„The temporalities of poetry, art and music are not only
specific to themselves (music is, indeed, time made free of temporality). The
text, the painting, the composition are wagers on lastingness. They embody the dur désir de durer (‘the harsh,
demanding desire for durance‘). In a
perfectly concrete sense, their deadlines are those of an unknown extension
into the future. Serious art, music, writing is not interesting in the sense in which journalism must be. Its solicitation
and governance of us are those of a patient necessity. The appeal of the text,
of the work of art or music is, radically, disinterested.
Journalism bids us invest in the bourse
of momentary sensation. Such investment yields ‘interest‘ in the most pragmatic
sense. The dividends of the aesthetic are, precisely, those of ‘disinterest‘,
of a rebuke to opportunity.
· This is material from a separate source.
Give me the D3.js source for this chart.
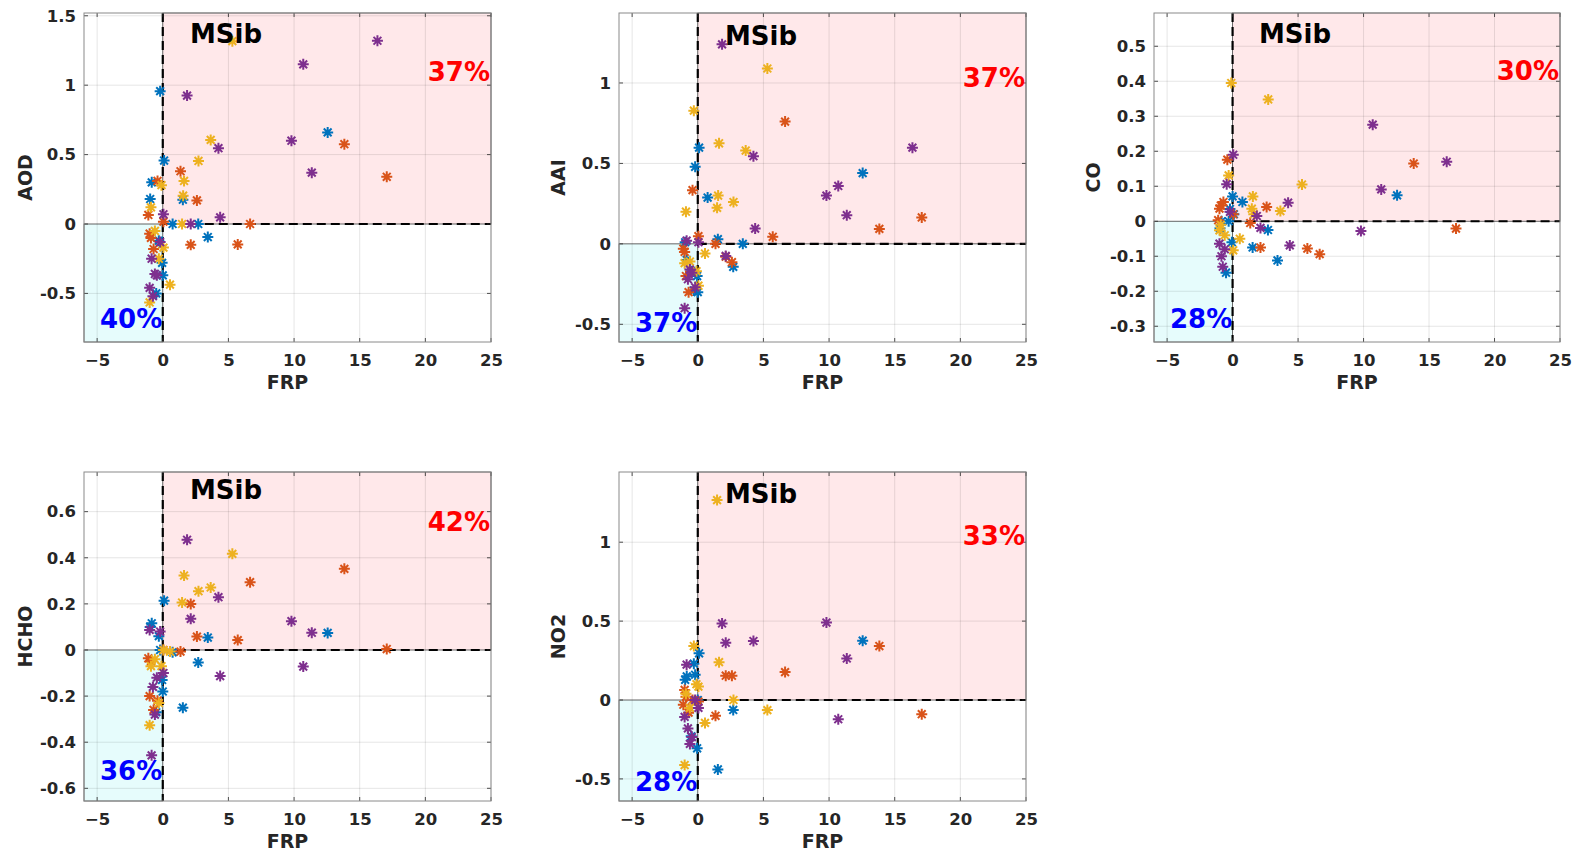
<!DOCTYPE html>
<html>
<head>
<meta charset="utf-8">
<script src="https://cdn.jsdelivr.net/npm/d3@7"></script>
<style>
  html, body { margin: 0; padding: 0; background: #fff; }
  svg { display: block; }
  text { font-family: "DejaVu Sans", sans-serif; font-weight: bold; }
</style>
</head>
<body>
<svg id="chart" width="1575" height="849"></svg>
<script>
// ---------------- DATA ----------------
const panelNames = ["AOD", "AAI", "CO", "HCHO", "NO2"];
const regionLabel = "MSib";
const redPct = ["37%", "37%", "30%", "42%", "33%"];
const bluePct = ["40%", "37%", "28%", "36%", "28%"];
const xLabel = "FRP";
const xDomain = [-6, 25];
const xTicks = [-5, 0, 5, 10, 15, 20, 25];
const yDomainAOD = [-0.85, 1.52];
const yDomainAAI = [-0.61, 1.435];
const yDomainCO = [-0.345, 0.595];
const yDomainHCHO = [-0.655, 0.772];
const yDomainNO2 = [-0.64, 1.445];
const yTicksAOD = [-0.5, 0, 0.5, 1, 1.5];
const yTicksAAI = [-0.5, 0, 0.5, 1];
const yTicksCO = [-0.3, -0.2, -0.1, 0, 0.1, 0.2, 0.3, 0.4, 0.5];
const yTicksHCHO = [-0.6, -0.4, -0.2, 0, 0.2, 0.4, 0.6];
const yTicksNO2 = [-0.5, 0, 0.5, 1];

// series 1 (blue)
const frpS1  = [-0.96, -0.84, -0.5, -0.3, -0.2, -0.05, 0.0, 0.1, 0.75, 1.53, 2.7, 3.43, 12.56];
const aodS1  = [0.18, 0.30, -0.50, -0.12, 0.957, -0.28, -0.37, 0.457, 0.0, 0.175, 0.0, -0.094, 0.66];
const aaiS1  = [0.01, -0.10, -0.17, -0.29, 0.479, -0.2, -0.30, 0.598, 0.288, 0.029, -0.143, 0.0, 0.44];
const coS1   = [-0.02, 0.0, -0.147, 0.0, 0.035, -0.06, 0.071, 0.02, 0.055, -0.075, -0.025, -0.112, 0.074];
const hchoS1 = [0.10, 0.116, -0.27, 0.06, 0.0, -0.13, -0.18, 0.214, -0.01, -0.25, -0.054, 0.054, 0.074];
const no2S1  = [0.128, 0.15, -0.23, 0.23, 0.16, -0.306, 0.0, 0.296, null, -0.44, -0.063, null, 0.376];
// series 2 (orange)
const frpS2  = [-1.1, -1.0, -0.9, -0.7, -0.4, 0.05, 1.35, 2.13, 2.6, 5.71, 6.65, 13.83, 17.06];
const aodS2  = [0.065, -0.07, -0.10, -0.18, 0.31, 0.017, 0.38, -0.15, 0.17, -0.147, 0.0, 0.575, 0.34];
const aaiS2  = [-0.03, -0.05, -0.2, -0.30, 0.334, 0.048, 0.0, -0.08, -0.114, 0.044, 0.76, 0.093, 0.164];
const coS2   = [0.003, 0.036, 0.045, 0.055, 0.176, 0.02, -0.005, -0.075, 0.041, -0.078, -0.094, 0.165, -0.021];
const hchoS2 = [-0.036, -0.2, -0.05, -0.26, -0.22, 0.0, -0.007, 0.2, 0.058, 0.043, 0.294, 0.352, 0.004];
const no2S2  = [-0.03, 0.064, 0.02, -0.08, 0.0, -0.01, -0.10, 0.154, 0.154, null, 0.177, 0.342, -0.09];
// series 3 (yellow)
const frpS3  = [-1.0, -0.9, -0.6, -0.3, -0.1, 0.05, 0.55, 1.47, 1.55, 1.62, 2.72, 3.65, 5.3];
const aodS3  = [-0.565, 0.12, -0.05, -0.25, 0.28, -0.17, -0.437, 0.0, 0.204, 0.31, 0.454, 0.606, 1.317];
const aaiS3  = [-0.12, 0.2, -0.11, 0.828, -0.17, -0.26, -0.06, 0.224, 0.30, 0.625, 0.26, 0.58, 1.09];
const coS3   = [-0.026, -0.01, -0.04, 0.131, 0.395, -0.083, -0.05, 0.036, 0.071, 0.02, 0.348, 0.029, 0.105];
const hchoS3 = [-0.326, -0.07, -0.04, -0.23, -0.07, 0.0, -0.007, 0.206, null, 0.323, 0.255, 0.271, 0.417];
const no2S3  = [-0.412, 0.04, -0.05, 0.342, 0.10, 0.085, -0.145, 1.267, null, 0.24, 0.0, null, -0.064];
// series 4 (purple)
const frpS4  = [-1.0, -0.85, -0.75, -0.6, -0.45, -0.2, 0.05, 1.85, 2.13, 4.24, 4.37, 9.8, 10.7, 11.35, 16.35];
const aodS4  = [-0.46, -0.25, -0.52, -0.36, -0.37, -0.13, 0.07, 0.925, 0.0, 0.546, 0.048, 0.60, 1.15, 0.37, 1.32];
const aaiS4  = [-0.40, 0.02, -0.22, -0.16, -0.18, -0.27, 0.01, 1.24, -0.075, 0.545, 0.095, 0.30, 0.36, 0.178, 0.598];
const coS4   = [-0.064, -0.10, -0.13, -0.08, 0.106, 0.027, 0.19, 0.015, -0.019, 0.053, -0.069, -0.028, 0.276, 0.091, 0.17];
const hchoS4 = [0.087, -0.457, -0.16, -0.28, -0.12, 0.08, -0.10, 0.478, 0.135, 0.229, -0.113, 0.125, -0.072, 0.075, null];
const no2S4  = [-0.107, 0.224, -0.18, -0.278, -0.235, 0.0, -0.05, 0.485, 0.363, 0.374, null, 0.491, -0.122, 0.263, null];

// ---------------- LAYOUT / STYLE ----------------
const seriesColors = ["#0072BD", "#D95319", "#EDB120", "#7E2F8E"];
const frpAll = [frpS1, frpS2, frpS3, frpS4];
const valuesByPanel = [
  [aodS1, aodS2, aodS3, aodS4],
  [aaiS1, aaiS2, aaiS3, aaiS4],
  [coS1, coS2, coS3, coS4],
  [hchoS1, hchoS2, hchoS3, hchoS4],
  [no2S1, no2S2, no2S3, no2S4]
];
const yDomains = [yDomainAOD, yDomainAAI, yDomainCO, yDomainHCHO, yDomainNO2];
const yTicksAll = [yTicksAOD, yTicksAAI, yTicksCO, yTicksHCHO, yTicksNO2];

const boxes = [
  { x: 84,   y: 13,  w: 407, h: 329, ylab: -59, ms: [106, 30], red: 68, blue: 315 },
  { x: 619,  y: 13,  w: 407, h: 329, ylab: -61, ms: [106, 32], red: 74, blue: 319 },
  { x: 1154, y: 13,  w: 406, h: 329, ylab: -61, ms: [105, 30], red: 67, blue: 315 },
  { x: 84,   y: 472, w: 407, h: 329, ylab: -59, ms: [106, 27], red: 59, blue: 308 },
  { x: 619,  y: 472, w: 407, h: 329, ylab: -61, ms: [106, 31], red: 73, blue: 319 }
];

const svg = d3.select("#chart");
const axisColor = "#262626";
const starPath = "M-5.5,0L5.5,0M0,-5.5L0,5.5M-3.9,-3.9L3.9,3.9M-3.9,3.9L3.9,-3.9";

boxes.forEach((b, i) => {
  const g = svg.append("g").attr("transform", `translate(${b.x},${b.y})`);
  const x = d3.scaleLinear().domain(xDomain).range([0, b.w]);
  const y = d3.scaleLinear().domain(yDomains[i]).range([b.h, 0]);

  // quadrant patches
  g.append("rect")
    .attr("x", x(0)).attr("y", 0)
    .attr("width", x(xDomain[1]) - x(0)).attr("height", y(0))
    .attr("fill", "#ffe8ea").attr("stroke", "#555").attr("stroke-width", 0.8);
  g.append("rect")
    .attr("x", 0).attr("y", y(0))
    .attr("width", x(0)).attr("height", b.h - y(0))
    .attr("fill", "#e6fcfc").attr("stroke", "#555").attr("stroke-width", 0.8);

  // grid
  const gridG = g.append("g");
  gridG.selectAll("line.gx").data(xTicks).enter().append("line")
    .attr("x1", d => x(d)).attr("x2", d => x(d)).attr("y1", 0).attr("y2", b.h)
    .attr("stroke", "#000").attr("stroke-opacity", 0.1).attr("stroke-width", 1);
  gridG.selectAll("line.gy").data(yTicksAll[i]).enter().append("line")
    .attr("y1", d => y(d)).attr("y2", d => y(d)).attr("x1", 0).attr("x2", b.w)
    .attr("stroke", "#000").attr("stroke-opacity", 0.1).attr("stroke-width", 1);

  // dashed reference lines
  g.append("line")
    .attr("x1", x(0)).attr("x2", x(0)).attr("y1", 0).attr("y2", b.h)
    .attr("stroke", "#000").attr("stroke-width", 2.2).attr("stroke-dasharray", "9,5");
  g.append("line")
    .attr("x1", x(0)).attr("x2", b.w).attr("y1", y(0)).attr("y2", y(0))
    .attr("stroke", "#000").attr("stroke-width", 2.2).attr("stroke-dasharray", "9,5");

  // markers
  frpAll.forEach((frp, s) => {
    const vals = valuesByPanel[i][s];
    const pts = frp.map((f, k) => ({ f, v: vals[k] })).filter(p => p.v !== null);
    g.append("g").selectAll("path").data(pts).enter().append("path")
      .attr("d", starPath)
      .attr("transform", d => `translate(${x(d.f)},${y(d.v)})`)
      .attr("fill", "none").attr("stroke", seriesColors[s])
      .attr("stroke-width", 2).attr("stroke-linecap", "butt");
  });

  // axes
  const xAxis = d3.axisBottom(x).tickValues(xTicks).tickSize(0).tickPadding(12).tickFormat(d3.format("d"));
  const xa = g.append("g").attr("transform", `translate(0,${b.h})`).call(xAxis);
  const yAxis = d3.axisLeft(y).tickValues(yTicksAll[i]).tickSize(0).tickPadding(8)
    .tickFormat(d => d === 0 ? "0" : String(d));
  const ya = g.append("g").call(yAxis);
  [xa, ya].forEach(a => {
    a.select(".domain").remove();
    a.selectAll("text").attr("fill", axisColor).style("font-size", "16.5px")
      .style("font-family", "'DejaVu Sans', sans-serif").style("font-weight", "bold");
  });

  // inward tick marks on all sides
  const tl = 4;
  const tk = g.append("g").attr("stroke", axisColor).attr("stroke-width", 0.8);
  xTicks.forEach(t => {
    tk.append("line").attr("x1", x(t)).attr("x2", x(t)).attr("y1", b.h).attr("y2", b.h - tl);
    tk.append("line").attr("x1", x(t)).attr("x2", x(t)).attr("y1", 0).attr("y2", tl);
  });
  yTicksAll[i].forEach(t => {
    tk.append("line").attr("x1", 0).attr("x2", tl).attr("y1", y(t)).attr("y2", y(t));
    tk.append("line").attr("x1", b.w).attr("x2", b.w - tl).attr("y1", y(t)).attr("y2", y(t));
  });

  // box
  g.append("rect").attr("x", 0).attr("y", 0).attr("width", b.w).attr("height", b.h)
    .attr("fill", "none").attr("stroke", "#8a8a8a").attr("stroke-width", 1);

  // axis labels
  g.append("text").attr("x", b.w / 2).attr("y", b.h + 47)
    .attr("text-anchor", "middle").attr("fill", axisColor).style("font-size", "19px").text(xLabel);
  g.append("text")
    .attr("transform", `translate(${b.ylab},${b.h / 2}) rotate(-90)`)
    .attr("text-anchor", "middle").attr("dominant-baseline", "central")
    .attr("fill", axisColor).style("font-size", "19px").text(panelNames[i]);

  // annotations
  g.append("text").attr("x", b.ms[0]).attr("y", b.ms[1])
    .attr("fill", "#000").style("font-size", "26px").text(regionLabel);
  g.append("text").attr("x", b.w - 1).attr("y", b.red).attr("text-anchor", "end")
    .attr("fill", "#ff0000").style("font-size", "26px").text(redPct[i]);
  g.append("text").attr("x", 16).attr("y", b.blue)
    .attr("fill", "#0000ff").style("font-size", "26px").text(bluePct[i]);
});
</script>
</body>
</html>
Above all, meaningful art, music, literature are
not new, as is, as must strive to be, the news brought by journalism.
Originality is antithetical to novelty. The etymology of the word alerts us. It
tells of ‘inception‘ and of ‘instauration‘, of a return, in substance and in
form, to beginnings. In exact relation to their originality, to their
spiritual-formal force of innovation, aesthetic inventions are ‘archaic‘. They
carry in them the pulse of the distant source.”